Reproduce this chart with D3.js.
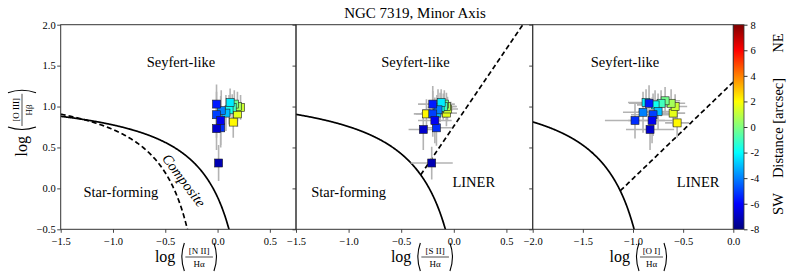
<!DOCTYPE html>
<html><head><meta charset="utf-8">
<script src="https://cdn.jsdelivr.net/npm/d3@7"></script>
<style>
body{margin:0;background:#fff;}
svg{display:block;font-family:"Liberation Serif","Times New Roman",serif;}
svg text{font-family:"Liberation Serif","Times New Roman",serif !important;}
</style></head>
<body><svg id="c" width="793" height="280"></svg>
<script>
// ---------- data ----------
const title = "NGC 7319, Minor Axis";
const yTicks = [-0.5, 0, 0.5, 1.0, 1.5, 2.0];
const xTicksA = [-1.5, -1.0, -0.5, 0.0, 0.5];
const xTicksC = [-2.0, -1.5, -1.0, -0.5, 0.0];
const cbTicks = [-8, -6, -4, -2, 0, 2, 4, 6, 8];
// distance along minor axis [arcsec] for each region
const dist = [2.1, 1.6, 1.2, 0.6, -0.2, -1.0, -1.8, -2.3, -3, -4, -5, -5.3, -5.6, -6.2, -6.8, -7.2];
// [N II]/Ha panel
const n2x  = [0.15, 0.19, 0.22, 0.19, 0.16, 0.14, 0.11, 0.12, 0.08, 0.035, -0.01, 0.03, -0.01, 0.03, -0.01, 0.01];
const n2y  = [0.81, 0.91, 0.99, 1.00, 1.03, 0.99, 0.96, 1.05, 0.92, 0.95, 0.90, 0.74, 1.03, 0.83, 0.73, 0.31];
const n2xe = [0.03, 0.03, 0.03, 0.03, 0.03, 0.03, 0.03, 0.03, 0.03, 0.03, 0.02, 0.03, 0.02, 0.03, 0.03, 0.03];
const n2ye = [0.19, 0.16, 0.15, 0.18, 0.17, 0.16, 0.18, 0.17, 0.22, 0.25, 0.28, 0.24, 0.24, 0.30, 0.26, 0.22];
// [S II]/Ha panel
const s2x  = [-0.26, -0.07, -0.06, -0.07, -0.09, -0.10, -0.13, -0.12, -0.16, -0.15, -0.20, -0.165, -0.20, -0.18, -0.29, -0.21];
const s2y  = [0.91, 0.92, 0.97, 1.00, 1.03, 1.00, 0.99, 1.05, 0.92, 0.96, 0.91, 0.74, 1.03, 0.83, 0.72, 0.31];
const s2xe = [0.12, 0.10, 0.10, 0.10, 0.10, 0.12, 0.12, 0.10, 0.15, 0.14, 0.16, 0.15, 0.14, 0.16, 0.14, 0.20];
const s2ye = [0.18, 0.16, 0.15, 0.17, 0.17, 0.16, 0.18, 0.16, 0.22, 0.25, 0.28, 0.22, 0.22, 0.28, 0.25, 0.20];
// [O I]/Ha panel (no [O I] for the outermost SW region)
const o1x  = [-0.56, -0.60, -0.58, -0.62, -0.68, -0.72, -0.78, -0.87, -0.75, -0.90, -0.80, -0.98, -0.84, -0.81, -0.83, null];
const o1y  = [0.80, 0.92, 1.00, 1.04, 1.07, 1.04, 1.02, 1.05, 0.94, 0.93, 0.90, 0.83, 1.04, 0.83, 0.72, null];
const o1xe = [0.12, 0.12, 0.12, 0.14, 0.15, 0.15, 0.18, 0.18, 0.20, 0.20, 0.22, 0.30, 0.20, 0.24, 0.24, 0];
const o1ye = [0.18, 0.16, 0.15, 0.17, 0.17, 0.16, 0.18, 0.16, 0.22, 0.25, 0.26, 0.22, 0.22, 0.28, 0.25, 0];

// ---------- helpers ----------
function jet(v){
  const t = (v + 8) / 16;
  const c = a => Math.max(0, Math.min(1, a));
  const r = c(1.5 - Math.abs(4*t - 3)), g = c(1.5 - Math.abs(4*t - 2)), b = c(1.5 - Math.abs(4*t - 1));
  return d3.rgb(r*255, g*255, b*255).formatHex();
}
const fmt = d3.format(".1f");
const svg = d3.select("#c");
const Y = d3.scaleLinear().domain([-0.5, 2]).range([229.3, 24.7]);

const panels = [
  {x0:60.7, x1:296, dom:[-1.5, 0.75], ticks:xTicksA, xs:n2x, ys:n2y, xe:n2xe, ye:n2ye, num:"[N II]"},
  {x0:296, x1:532.7, dom:[-1.5, 0.75], ticks:xTicksA, xs:s2x, ys:s2y, xe:s2xe, ye:s2ye, num:"[S II]"},
  {x0:532.7, x1:733.3, dom:[-2, 0], ticks:xTicksC, xs:o1x, ys:o1y, xe:o1xe, ye:o1ye, num:"[O I]"}
];

function mathLabel(g, cx, cy, num, den, rot){
  const grp = g.append("g").attr("transform", `translate(${cx},${cy}) rotate(${rot})`);
  grp.append("text").attr("x", -9).attr("y", 5).attr("text-anchor", "end")
     .attr("font-size", 16).text("log");
  const w = Math.max(num.length * 4.6, 14);
  const L = -4, R = L + w + 10;
  grp.append("path").attr("d", `M${L+4},-14 Q${L-1},0 ${L+4},14`).attr("fill","none").attr("stroke","#000").attr("stroke-width",1.1);
  grp.append("path").attr("d", `M${R-4},-14 Q${R+1},0 ${R-4},14`).attr("fill","none").attr("stroke","#000").attr("stroke-width",1.1);
  const mid = (L + R) / 2;
  grp.append("text").attr("x", mid).attr("y", -3).attr("text-anchor","middle").attr("font-size", 9).text(num);
  grp.append("line").attr("x1", mid - w/2).attr("x2", mid + w/2).attr("y1", 0).attr("y2", 0).attr("stroke","#000").attr("stroke-width",0.7);
  grp.append("text").attr("x", mid).attr("y", 9.5).attr("text-anchor","middle").attr("font-size", 9).text(den);
}

// ---------- panels ----------
panels.forEach((p, i) => {
  const X = d3.scaleLinear().domain(p.dom).range([p.x0, p.x1]);
  p.X = X;
  const g = svg.append("g");
  const clipId = "clip" + i;
  svg.append("clipPath").attr("id", clipId).append("rect")
     .attr("x", p.x0).attr("y", Y(2)).attr("width", p.x1 - p.x0).attr("height", Y(-0.5) - Y(2));
  const pl = g.append("g").attr("clip-path", `url(#${clipId})`);

  // demarcation curves
  const line = d3.line().x(d => X(d[0])).y(d => Y(d[1]));
  function curve(f, xa, xb, dashed){
    const pts = d3.range(0, 401).map(k => { const x = xa + (xb - xa) * k / 400; return [x, f(x)]; })
                  .filter(d => d[1] > -0.7);
    pl.append("path").attr("d", line(pts)).attr("fill","none").attr("stroke","#000")
      .attr("stroke-width", 1.7).attr("stroke-dasharray", dashed ? "5,3" : null);
  }
  if (i === 0){
    curve(x => 0.61/(x - 0.47) + 1.19, -1.5, 0.2, false);
    curve(x => 0.61/(x - 0.05) + 1.30, -1.5, -0.25, true);
  } else if (i === 1){
    curve(x => 0.72/(x - 0.32) + 1.30, -1.5, 0.0, false);
    curve(x => 1.89*x + 0.76, -0.315, 0.7, true);
  } else {
    curve(x => 0.73/(x + 0.59) + 1.33, -2.0, -0.9, false);
    curve(x => 1.18*x + 1.30, -1.127, 0.0, true);
  }

  // error bars
  const idx = d3.range(dist.length).filter(k => p.xs[k] !== null);
  idx.forEach(k => {
    pl.append("line").attr("x1", X(p.xs[k] - p.xe[k])).attr("x2", X(p.xs[k] + p.xe[k]))
      .attr("y1", Y(p.ys[k])).attr("y2", Y(p.ys[k])).attr("stroke", "#b3b3b3").attr("stroke-width", 1.6);
    pl.append("line").attr("x1", X(p.xs[k])).attr("x2", X(p.xs[k]))
      .attr("y1", Y(p.ys[k] - p.ye[k])).attr("y2", Y(p.ys[k] + p.ye[k])).attr("stroke", "#b3b3b3").attr("stroke-width", 1.6);
  });
  // markers
  const s = 8;
  idx.forEach(k => {
    pl.append("rect").attr("x", X(p.xs[k]) - s/2).attr("y", Y(p.ys[k]) - s/2)
      .attr("width", s).attr("height", s).attr("fill", jet(dist[k]))
      .attr("stroke", "#222").attr("stroke-width", 0.6);
  });

  // axes
  const ax = g.append("g").attr("transform", `translate(0,${Y(-0.5)})`)
    .call(d3.axisBottom(X).tickValues(p.ticks).tickFormat(fmt).tickSize(3.5).tickPadding(5));
  const ay = g.append("g").attr("transform", `translate(${p.x0},0)`)
    .call(d3.axisLeft(Y).tickValues(yTicks).tickFormat(i === 0 ? fmt : () => "").tickSize(3.5).tickPadding(1.5));
  [ax, ay].forEach(a => {
    a.attr("font-family", null);
    a.select(".domain").remove();
    a.selectAll("line").attr("stroke", "#333").attr("stroke-width", 0.9);
    a.selectAll("text").attr("font-size", 10.5).attr("fill", "#000");
  });
  g.append("rect").attr("x", p.x0).attr("y", Y(2)).attr("width", p.x1 - p.x0).attr("height", Y(-0.5) - Y(2))
    .attr("fill", "none").attr("stroke", "#333").attr("stroke-width", 1);

  mathLabel(svg, (p.x0 + p.x1)/2 + 6, 257, p.num, "H\u03b1", 0);
});

// region labels
const lab = (x, y, t) => svg.append("text").attr("x", x).attr("y", y).attr("text-anchor", "middle")
    .attr("font-size", 14.5).text(t);
lab(panels[0].X(-0.35), 66.5, "Seyfert-like");
lab(panels[0].X(-0.925), 197, "Star-forming");
lab(panels[1].X(-0.365), 66.5, "Seyfert-like");
lab(panels[1].X(-1.0), 197, "Star-forming");
lab(panels[1].X(0.19), 186.5, "LINER");
lab(panels[2].X(-1.08), 66.5, "Seyfert-like");
lab(panels[2].X(-0.35), 186.5, "LINER");
svg.append("text").attr("font-size", 14.5).attr("font-style", "italic").attr("text-anchor", "middle")
   .attr("transform", `translate(${panels[0].X(-0.32)},${Y(0.1)}) rotate(53)`).attr("dy", "0.35em").text("Composite");

// title
svg.append("text").attr("x", 415).attr("y", 18).attr("text-anchor", "middle").attr("font-size", 15).text(title);

// y label
mathLabel(svg, 22, 127, "[O III]", "H\u03b2", -90);

// ---------- colorbar ----------
const cbX0 = 733.3, cbW = 10.7;
const CB = d3.scaleLinear().domain([-8, 8]).range([229.3, 24.7]);
const grad = svg.append("defs").append("linearGradient").attr("id", "jet")
  .attr("x1", 0).attr("y1", 1).attr("x2", 0).attr("y2", 0);
d3.range(0, 65).forEach(k => {
  const v = -8 + 16 * k / 64;
  grad.append("stop").attr("offset", k / 64).attr("stop-color", jet(v));
});
svg.append("rect").attr("x", cbX0).attr("y", CB(8)).attr("width", cbW).attr("height", CB(-8) - CB(8))
   .attr("fill", "url(#jet)").attr("stroke", "#333").attr("stroke-width", 0.8);
const cba = svg.append("g").attr("transform", `translate(${cbX0 + cbW},0)`)
  .call(d3.axisRight(CB).tickValues(cbTicks).tickFormat(d => String(d)).tickSize(3.5).tickPadding(3));
cba.attr("font-family", null);
cba.select(".domain").remove();
cba.selectAll("line").attr("stroke", "#333");
cba.selectAll("text").attr("font-size", 10.5).attr("fill", "#000");
const rl = (y, t) => svg.append("text").attr("transform", `translate(783,${y}) rotate(-90)`)
  .attr("text-anchor", "middle").attr("font-size", 14.5).text(t);
rl(128, "Distance [arcsec]");
rl(43, "NE");
rl(204, "SW");
</script></body></html>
* * * * * * *
What to do. Would you reproduce the lines above, from the very first through the line containing "0.28, 0.25, 0];", exactly and without the pictures?

Full solution.
Reproduce this chart with D3.js.
<!DOCTYPE html>
<html><head><meta charset="utf-8">
<script src="https://cdn.jsdelivr.net/npm/d3@7"></script>
<style>
body{margin:0;background:#fff;}
svg{display:block;font-family:"Liberation Serif","Times New Roman",serif;}
svg text{font-family:"Liberation Serif","Times New Roman",serif !important;}
</style></head>
<body><svg id="c" width="793" height="280"></svg>
<script>
// ---------- data ----------
const title = "NGC 7319, Minor Axis";
const yTicks = [-0.5, 0, 0.5, 1.0, 1.5, 2.0];
const xTicksA = [-1.5, -1.0, -0.5, 0.0, 0.5];
const xTicksC = [-2.0, -1.5, -1.0, -0.5, 0.0];
const cbTicks = [-8, -6, -4, -2, 0, 2, 4, 6, 8];
// distance along minor axis [arcsec] for each region
const dist = [2.1, 1.6, 1.2, 0.6, -0.2, -1.0, -1.8, -2.3, -3, -4, -5, -5.3, -5.6, -6.2, -6.8, -7.2];
// [N II]/Ha panel
const n2x  = [0.15, 0.19, 0.22, 0.19, 0.16, 0.14, 0.11, 0.12, 0.08, 0.035, -0.01, 0.03, -0.01, 0.03, -0.01, 0.01];
const n2y  = [0.81, 0.91, 0.99, 1.00, 1.03, 0.99, 0.96, 1.05, 0.92, 0.95, 0.90, 0.74, 1.03, 0.83, 0.73, 0.31];
const n2xe = [0.03, 0.03, 0.03, 0.03, 0.03, 0.03, 0.03, 0.03, 0.03, 0.03, 0.02, 0.03, 0.02, 0.03, 0.03, 0.03];
const n2ye = [0.19, 0.16, 0.15, 0.18, 0.17, 0.16, 0.18, 0.17, 0.22, 0.25, 0.28, 0.24, 0.24, 0.30, 0.26, 0.22];
// [S II]/Ha panel
const s2x  = [-0.26, -0.07, -0.06, -0.07, -0.09, -0.10, -0.13, -0.12, -0.16, -0.15, -0.20, -0.165, -0.20, -0.18, -0.29, -0.21];
const s2y  = [0.91, 0.92, 0.97, 1.00, 1.03, 1.00, 0.99, 1.05, 0.92, 0.96, 0.91, 0.74, 1.03, 0.83, 0.72, 0.31];
const s2xe = [0.12, 0.10, 0.10, 0.10, 0.10, 0.12, 0.12, 0.10, 0.15, 0.14, 0.16, 0.15, 0.14, 0.16, 0.14, 0.20];
const s2ye = [0.18, 0.16, 0.15, 0.17, 0.17, 0.16, 0.18, 0.16, 0.22, 0.25, 0.28, 0.22, 0.22, 0.28, 0.25, 0.20];
// [O I]/Ha panel (no [O I] for the outermost SW region)
const o1x  = [-0.56, -0.60, -0.58, -0.62, -0.68, -0.72, -0.78, -0.87, -0.75, -0.90, -0.80, -0.98, -0.84, -0.81, -0.83, null];
const o1y  = [0.80, 0.92, 1.00, 1.04, 1.07, 1.04, 1.02, 1.05, 0.94, 0.93, 0.90, 0.83, 1.04, 0.83, 0.72, null];
const o1xe = [0.12, 0.12, 0.12, 0.14, 0.15, 0.15, 0.18, 0.18, 0.20, 0.20, 0.22, 0.30, 0.20, 0.24, 0.24, 0];
const o1ye = [0.18, 0.16, 0.15, 0.17, 0.17, 0.16, 0.18, 0.16, 0.22, 0.25, 0.26, 0.22, 0.22, 0.28, 0.25, 0];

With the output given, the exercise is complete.